** Provided records **
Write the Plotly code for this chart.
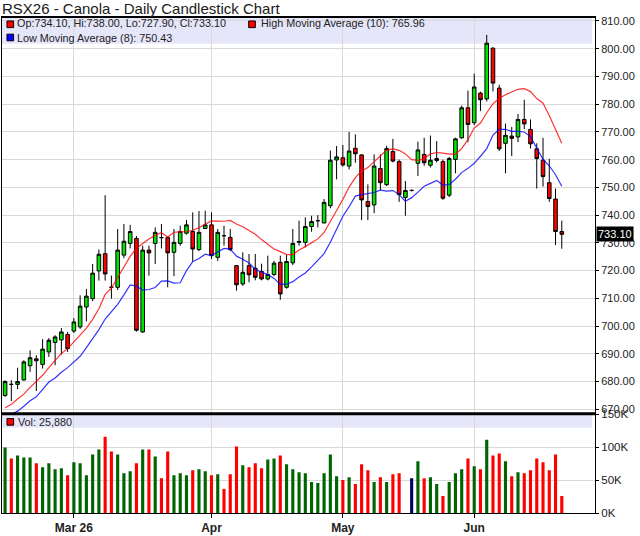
import pandas as pd
import plotly.graph_objects as go

# trading days Feb 12 - Jun 19 2026 (Family Day, Good Friday closed)
dates = pd.bdate_range("2026-02-12", "2026-06-19", freq="C",
                       holidays=["2026-02-16", "2026-04-03"]).strftime("%Y-%m-%d").tolist()

opens = [675.0, 679.0, 679.0, 680.6, 685.7, 688.2, 686.2, 690.7, 694.1, 695.0,
         697.0, 698.2, 699.7, 706.9, 709.9, 719.9, 726.1, 714.0, 714.0, 725.6,
         729.8, 731.6, 697.9, 727.4, 729.8, 731.9, 731.9, 726.6, 729.8, 733.5,
         734.1, 727.6, 735.2, 736.5, 724.8, 732.6, 732.0, 721.8, 715.2, 721.8,
         720.9, 719.7, 717.0, 718.6, 723.0, 714.0, 722.8, 730.2, 730.2, 735.9,
         738.0, 737.2, 743.4, 759.9, 760.7, 757.7, 764.1, 761.7, 744.9, 743.7,
         756.8, 751.0, 762.9, 759.3, 746.4, 748.9, 758.7, 761.9, 758.0, 759.7,
         759.3, 747.2, 760.1, 767.9, 778.7, 773.3, 784.0, 781.9, 800.2, 785.8,
         765.9, 768.5, 768.2, 774.5, 770.9, 763.9, 759.8, 751.7, 745.8, 734.1]
highs = [680.5, 680.5, 685.0, 687.7, 691.3, 689.5, 695.3, 695.7, 696.7, 699.3,
         697.9, 702.9, 711.1, 713.4, 722.4, 727.6, 747.2, 718.2, 735.0, 736.8,
         736.5, 732.5, 729.0, 729.0, 735.6, 736.8, 732.2, 735.0, 736.2, 738.3,
         741.0, 741.5, 741.6, 741.0, 735.0, 736.2, 735.0, 722.0, 726.6, 726.0,
         726.0, 722.5, 725.4, 723.5, 725.4, 725.6, 735.0, 738.0, 739.2, 739.8,
         740.0, 745.8, 763.3, 764.9, 765.3, 770.0, 769.1, 762.0, 751.1, 761.9,
         761.9, 765.0, 767.5, 760.0, 752.3, 749.3, 766.5, 767.9, 768.7, 766.7,
         760.0, 761.0, 767.9, 779.5, 784.9, 791.0, 784.5, 805.0, 800.5, 787.0,
         773.0, 771.8, 776.5, 781.6, 774.5, 765.9, 767.9, 760.3, 749.6, 738.0]
lows = [674.5, 673.0, 677.3, 680.3, 683.5, 676.6, 684.7, 688.9, 685.9, 689.7,
        690.7, 697.5, 699.0, 701.7, 709.0, 716.4, 716.4, 709.9, 713.0, 724.5,
        728.0, 698.0, 697.5, 718.2, 722.4, 728.0, 714.0, 718.0, 729.0, 733.0,
        723.3, 727.0, 735.0, 724.2, 723.5, 729.0, 727.0, 712.8, 714.5, 715.8,
        716.5, 716.5, 716.5, 718.0, 709.5, 713.5, 722.0, 729.0, 728.4, 734.0,
        735.6, 737.0, 742.5, 752.9, 757.5, 756.5, 758.9, 738.2, 738.2, 740.7,
        749.0, 750.5, 759.0, 744.8, 739.8, 748.5, 754.1, 757.8, 757.2, 759.0,
        745.5, 746.5, 755.1, 767.5, 766.3, 772.5, 777.5, 781.0, 784.6, 763.1,
        755.1, 761.3, 766.3, 771.0, 764.0, 749.6, 750.3, 744.8, 729.2, 727.9]
closes = [680.0, 679.0, 680.0, 687.1, 688.6, 687.5, 691.7, 694.9, 696.1, 697.9,
          691.9, 701.5, 707.2, 710.8, 719.1, 725.9, 718.8, 714.0, 727.4, 730.6,
          734.1, 698.5, 727.4, 726.4, 733.8, 731.9, 726.4, 730.2, 734.1, 736.5,
          727.8, 733.8, 736.5, 725.4, 733.8, 732.6, 727.6, 714.9, 719.4, 718.5,
          717.6, 717.0, 718.6, 722.7, 711.6, 723.3, 729.8, 730.5, 735.9, 737.7,
          738.0, 744.6, 759.8, 761.0, 758.1, 763.1, 762.1, 745.5, 743.1, 757.7,
          751.7, 764.0, 759.5, 747.4, 748.9, 748.9, 763.5, 758.9, 759.8, 760.4,
          746.1, 760.4, 767.5, 778.7, 772.7, 786.2, 781.6, 802.0, 787.6, 763.9,
          768.8, 767.7, 774.5, 772.9, 765.7, 760.4, 753.9, 746.0, 734.1, 733.1]
volumes = [99500, 83000, 87500, 84500, 84500, 75500, 69500, 75500, 66500, 68000,
           57500, 77000, 75500, 57500, 89000, 96500, 116000, 93500, 89000, 60500,
           63500, 75500, 96500, 96500, 86000, 53000, 93500, 57500, 60500, 57500,
           65000, 66500, 63500, 57500, 59000, 36500, 59000, 101000, 72500, 69500,
           75500, 68000, 81500, 83000, 87500, 74000, 66500, 62000, 60500, 47000,
           45500, 60500, 89000, 56000, 50000, 54500, 44000, 74000, 65000, 47000,
           54500, 47000, 59000, 60500, 0, 53000, 78500, 53000, 54500, 44000,
           26000, 47000, 60500, 66500, 83000, 71000, 66500, 111500, 87500, 90500,
           78500, 56000, 62000, 60500, 65000, 83000, 77000, 65000, 89000, 25880]

# sessions before the visible window, only used to seed the averages
prior_highs = [668.0, 666.0, 670.0, 667.0, 669.0, 672.0, 668.0, 671.0, 674.0]
prior_lows = [664.0, 667.0, 666.0, 668.0, 665.0, 664.0, 667.0]

month_ticks = ["2026-03-02", "2026-04-01", "2026-05-01", "2026-06-01"]
month_labels = ["Mar 26", "Apr", "May", "Jun"]

high_ma = pd.Series(prior_highs + highs).rolling(10).mean().iloc[len(prior_highs):].tolist()
low_ma = pd.Series(prior_lows + lows).rolling(8).mean().iloc[len(prior_lows):].tolist()

vol_colors = []
for i in range(len(closes)):
    if i == 0 or closes[i] > closes[i - 1]:
        vol_colors.append("#006400")
    elif closes[i] < closes[i - 1]:
        vol_colors.append("#ff0000")
    else:
        vol_colors.append("#000066")

fig = go.Figure()
fig.add_trace(go.Candlestick(
    x=dates, open=opens, high=highs, low=lows, close=closes,
    increasing=dict(fillcolor="#00e600", line=dict(color="#000000", width=1)),
    decreasing=dict(fillcolor="#ff0000", line=dict(color="#000000", width=1)),
    whiskerwidth=0, hoverinfo="skip", xaxis="x", yaxis="y"))
fig.add_trace(go.Scatter(x=dates, y=high_ma, mode="lines",
                         line=dict(color="rgba(255,0,0,0.8)", width=1.2),
                         hoverinfo="skip", xaxis="x", yaxis="y"))
fig.add_trace(go.Scatter(x=dates, y=low_ma, mode="lines",
                         line=dict(color="rgba(0,0,255,0.8)", width=1.2),
                         hoverinfo="skip", xaxis="x", yaxis="y"))
fig.add_trace(go.Bar(x=dates, y=volumes, marker=dict(color=vol_colors, line=dict(width=0)),
                     hoverinfo="skip", xaxis="x2", yaxis="y2"))

grid = "#d9d9d9"
font = "Liberation Sans, Arial, sans-serif"
xr = [-0.49, 94.31]

fig.update_layout(
    width=640, height=536,
    margin=dict(l=1, r=45, t=17, b=19),
    paper_bgcolor="white", plot_bgcolor="white",
    showlegend=False, boxgap=0.18, bargap=0.5,
    font=dict(family=font, size=11, color="#222222"),
    xaxis=dict(type="category", range=xr, domain=[0, 1], anchor="y",
               tickvals=month_ticks, showticklabels=False, ticks="",
               showgrid=True, gridcolor=grid, gridwidth=1,
               showline=True, linecolor="black", linewidth=1, mirror=True,
               rangeslider=dict(visible=False)),
    yaxis=dict(domain=[0.2, 1], side="right", range=[668.39, 811.43],
               tick0=670, dtick=10, tickformat=".2f", ticks="outside", ticklen=3,
               tickcolor="black", showgrid=True, gridcolor=grid, zeroline=False,
               showline=True, linecolor="black", linewidth=1, mirror=True,
               tickfont=dict(size=11, color="#222222")),
    xaxis2=dict(type="category", range=xr, domain=[0, 1], anchor="y2", matches="x",
                tickvals=month_ticks, ticktext=month_labels, ticks="outside", ticklen=4,
                tickcolor="black", showgrid=True, gridcolor=grid,
                showline=True, linecolor="black", linewidth=1, mirror=True,
                tickfont=dict(size=12, color="#222222", weight="bold")),
    yaxis2=dict(domain=[0, 0.2], side="right", range=[0, 150800],
                tickvals=[0, 50000, 100000, 150000], ticktext=["0K", "50K", "100K", "150K"],
                ticks="outside", ticklen=3, tickcolor="black",
                showgrid=True, gridcolor=grid, zeroline=False,
                showline=True, linecolor="black", linewidth=1, mirror=True,
                tickfont=dict(size=11.5, color="#222222")),
)

# lavender legend bands
fig.add_shape(type="rect", xref="paper", yref="paper", x0=0, x1=0.995, y0=0.946, y1=1,
              fillcolor="#e6e6fa", line=dict(width=0), layer="below")
fig.add_shape(type="rect", xref="paper", yref="paper", x0=0, x1=0.995, y0=0.172, y1=0.2,
              fillcolor="#e6e6fa", line=dict(width=0), layer="below")
# heavier frame lines
fig.add_shape(type="line", xref="paper", yref="paper", x0=0, x1=1, y0=1, y1=1,
              line=dict(color="black", width=2))
fig.add_shape(type="line", xref="paper", yref="paper", x0=0, x1=1, y0=0.2, y1=0.2,
              line=dict(color="black", width=3))

# legend squares
for x0, y0, col in [(0.0084, 0.9786, "#ff0000"), (0.416, 0.9786, "#ff0000"),
                    (0.0084, 0.952, "#0000ff"), (0.0084, 0.177, "#ff0000")]:
    fig.add_shape(type="rect", xref="paper", yref="paper", x0=x0, x1=x0 + 0.0112,
                  y0=y0, y1=y0 + 0.0134, fillcolor=col, line=dict(color="black", width=1))

legend_items = [
    (0.022, 0.9874, "Op:734.10, Hi:738.00, Lo:727.90, Cl:733.10"),
    (0.4335, 0.9874, "High Moving Average (10): 765.96"),
    (0.022, 0.9586, "Low Moving Average (8): 750.43"),
    (0.023, 0.184, "Vol: 25,880"),
]
for x, y, txt in legend_items:
    fig.add_annotation(xref="paper", yref="paper", x=x, y=y, text=txt, showarrow=False,
                       xanchor="left", yanchor="middle", font=dict(size=10.8, color="#222222"))

fig.add_annotation(xref="paper", yref="paper", x=-0.003, y=1.0174,
                   text="RSX26 - Canola - Daily Candlestick Chart", showarrow=False,
                   xanchor="left", yanchor="middle", font=dict(size=15, color="#1a1a1a"))

# last price tag on the price axis
fig.add_annotation(xref="paper", yref="y", x=1, y=closes[-1], text=f"{closes[-1]:.2f}",
                   showarrow=False, xanchor="left", yanchor="middle", xshift=1,
                   bgcolor="black", borderpad=1, font=dict(size=11, color="white"))

fig.write_html("out.html", config={"displayModeBar": False})

# drop the browser's default page margin so the chart sits at the window corner
with open("out.html", encoding="utf-8") as f:
    page = f.read()
page = page.replace("<body>", '<body style="margin:0">', 1)
with open("out.html", "w", encoding="utf-8") as f:
    f.write(page)
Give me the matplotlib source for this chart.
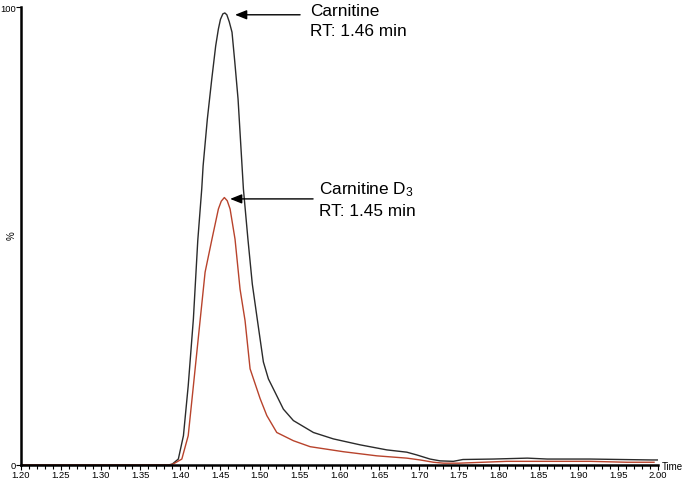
import matplotlib
matplotlib.use("Agg")
import matplotlib.pyplot as plt
import numpy as np

plt.rcParams['font.family'] = ['Liberation Sans', 'DejaVu Sans']
plt.rcParams['mathtext.fontset'] = 'custom'
plt.rcParams['mathtext.rm'] = 'Liberation Sans'

# === data ===
# Carnitine (black trace)
time_carn = [1.200, 1.385, 1.390, 1.3976, 1.404, 1.410, 1.4165, 1.422, 1.427, 1.4287,
             1.434, 1.4396, 1.4445, 1.4479, 1.4505, 1.4535, 1.456, 1.4585, 1.4615, 1.465,
             1.4685, 1.4726, 1.4793, 1.485, 1.4905, 1.497,
             1.5044, 1.5107, 1.519, 1.5295, 1.5421, 1.5672, 1.5923, 1.6259, 1.6594, 1.6845,
             1.697, 1.7137, 1.7263, 1.743, 1.755, 1.793, 1.836, 1.861, 1.915, 1.992, 2.000]
int_carn = [0, 0, 0.2, 1.3, 6.4, 17.3, 31.9, 49.0, 60.3, 65.3,
            75.5, 84.3, 91.5, 95.2, 97.3, 98.5, 98.7, 98.3, 96.8, 94.5,
            88.0, 79.9, 60.3, 49.3, 39.5, 31.5,
            22.5, 18.8, 15.9, 12.2, 9.7, 7.1, 5.7, 4.4, 3.3, 2.8,
            2.2, 1.3, 0.9, 0.8, 1.2, 1.3, 1.5, 1.3, 1.3, 1.1, 1.1]

# Carnitine D3 (red trace)
time_d3 = [1.200, 1.387, 1.392, 1.402, 1.410, 1.4165, 1.4249, 1.4312, 1.4398, 1.4479,
           1.4515, 1.4554, 1.459, 1.4626, 1.4688, 1.4751, 1.4814, 1.4877, 1.5003, 1.5087,
           1.5212, 1.5421, 1.5631, 1.6049, 1.6469, 1.6845, 1.7013, 1.718, 1.7306, 1.750,
           1.780, 1.810, 1.860, 1.915, 1.961, 1.995]
int_d3 = [0, 0, 0.3, 1.3, 6.4, 17.3, 31.5, 42.1, 49.3, 55.9,
          57.6, 58.4, 57.7, 55.9, 49.3, 38.4, 31.5, 21.0, 14.5, 10.8,
          7.1, 5.3, 4.0, 2.9, 2.0, 1.5, 1.1, 0.6, 0.4, 0.4,
          0.6, 0.8, 0.8, 0.8, 0.6, 0.6]

x_major = np.round(np.arange(1.20, 2.001, 0.05), 2)
x_minor = np.round(np.arange(1.20, 2.001, 0.01), 2)

# === plot ===
fig = plt.figure(figsize=(6.85, 4.81), dpi=100)
ax = fig.add_axes([21 / 685, 15 / 481, (658 - 21) / 685, (466 - 8) / 481])

ax.plot(time_carn, int_carn, color="#2b2b2b", lw=1.0)
ax.plot(time_d3, int_d3, color="#b8432c", lw=1.0)

ax.set_xlim(1.20, 2.00)
ax.set_ylim(0, 100)

for side in ["top", "right"]:
    ax.spines[side].set_visible(False)
ax.spines["left"].set_linewidth(1.8)
ax.spines["bottom"].set_linewidth(1.8)

ax.set_xticks(x_major)
ax.set_xticklabels([f"{v:.2f}" for v in x_major])
ax.set_xticks(x_minor, minor=True)
ax.set_yticks([0, 100])
ax.set_yticklabels(["0", "100"])
ax.tick_params(axis="both", which="major", direction="out", length=3.5, width=0.8,
               labelsize=6.8, pad=0.3)
ax.tick_params(axis="x", which="minor", direction="out", length=3, width=0.8)

fig.text(12 / 685, 1 - 236 / 481, "%", rotation=90, fontsize=7, ha="center", va="center")
fig.text(662 / 685, 1 - 467 / 481, "Time", fontsize=7, ha="left", va="center")

# annotations (label lines placed by baseline, in figure pixels)
arrow = dict(arrowstyle="-|>,head_length=0.5,head_width=0.2", color="black", lw=1.0,
             mutation_scale=14, shrinkA=0, shrinkB=0)
ax.annotate("", xy=(1.4688, 98.3), xytext=(1.5505, 98.3), arrowprops=arrow)
fig.text(310 / 685, 1 - 16.5 / 481, "Carnitine", fontsize=12.4, va="baseline")
fig.text(310 / 685, 1 - 35.5 / 481, "RT: 1.46 min", fontsize=12.4, va="baseline")

ax.annotate("", xy=(1.4626, 58.1), xytext=(1.5668, 58.1), arrowprops=arrow)
fig.text(319 / 685, 1 - 194.5 / 481, "Carnitine $\\mathregular{D_3}$", fontsize=12.4,
         va="baseline")
fig.text(319 / 685, 1 - 216.5 / 481, "RT: 1.45 min", fontsize=12.4, va="baseline")

fig.savefig("out.png", dpi=100)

** Short problem **
Copy the listing above exactly, but only from the line with "Give me the matplotlib source for this chart." through the line with "2.2, 1.3, 0.9, 0.8, 1.2, 1.3, 1.5, 1.3, 1.3, 1.1, 1.1]", including those two lines and excluding any picture.

** Correct result **
Give me the matplotlib source for this chart.
import matplotlib
matplotlib.use("Agg")
import matplotlib.pyplot as plt
import numpy as np

plt.rcParams['font.family'] = ['Liberation Sans', 'DejaVu Sans']
plt.rcParams['mathtext.fontset'] = 'custom'
plt.rcParams['mathtext.rm'] = 'Liberation Sans'

# === data ===
# Carnitine (black trace)
time_carn = [1.200, 1.385, 1.390, 1.3976, 1.404, 1.410, 1.4165, 1.422, 1.427, 1.4287,
             1.434, 1.4396, 1.4445, 1.4479, 1.4505, 1.4535, 1.456, 1.4585, 1.4615, 1.465,
             1.4685, 1.4726, 1.4793, 1.485, 1.4905, 1.497,
             1.5044, 1.5107, 1.519, 1.5295, 1.5421, 1.5672, 1.5923, 1.6259, 1.6594, 1.6845,
             1.697, 1.7137, 1.7263, 1.743, 1.755, 1.793, 1.836, 1.861, 1.915, 1.992, 2.000]
int_carn = [0, 0, 0.2, 1.3, 6.4, 17.3, 31.9, 49.0, 60.3, 65.3,
            75.5, 84.3, 91.5, 95.2, 97.3, 98.5, 98.7, 98.3, 96.8, 94.5,
            88.0, 79.9, 60.3, 49.3, 39.5, 31.5,
            22.5, 18.8, 15.9, 12.2, 9.7, 7.1, 5.7, 4.4, 3.3, 2.8,
            2.2, 1.3, 0.9, 0.8, 1.2, 1.3, 1.5, 1.3, 1.3, 1.1, 1.1]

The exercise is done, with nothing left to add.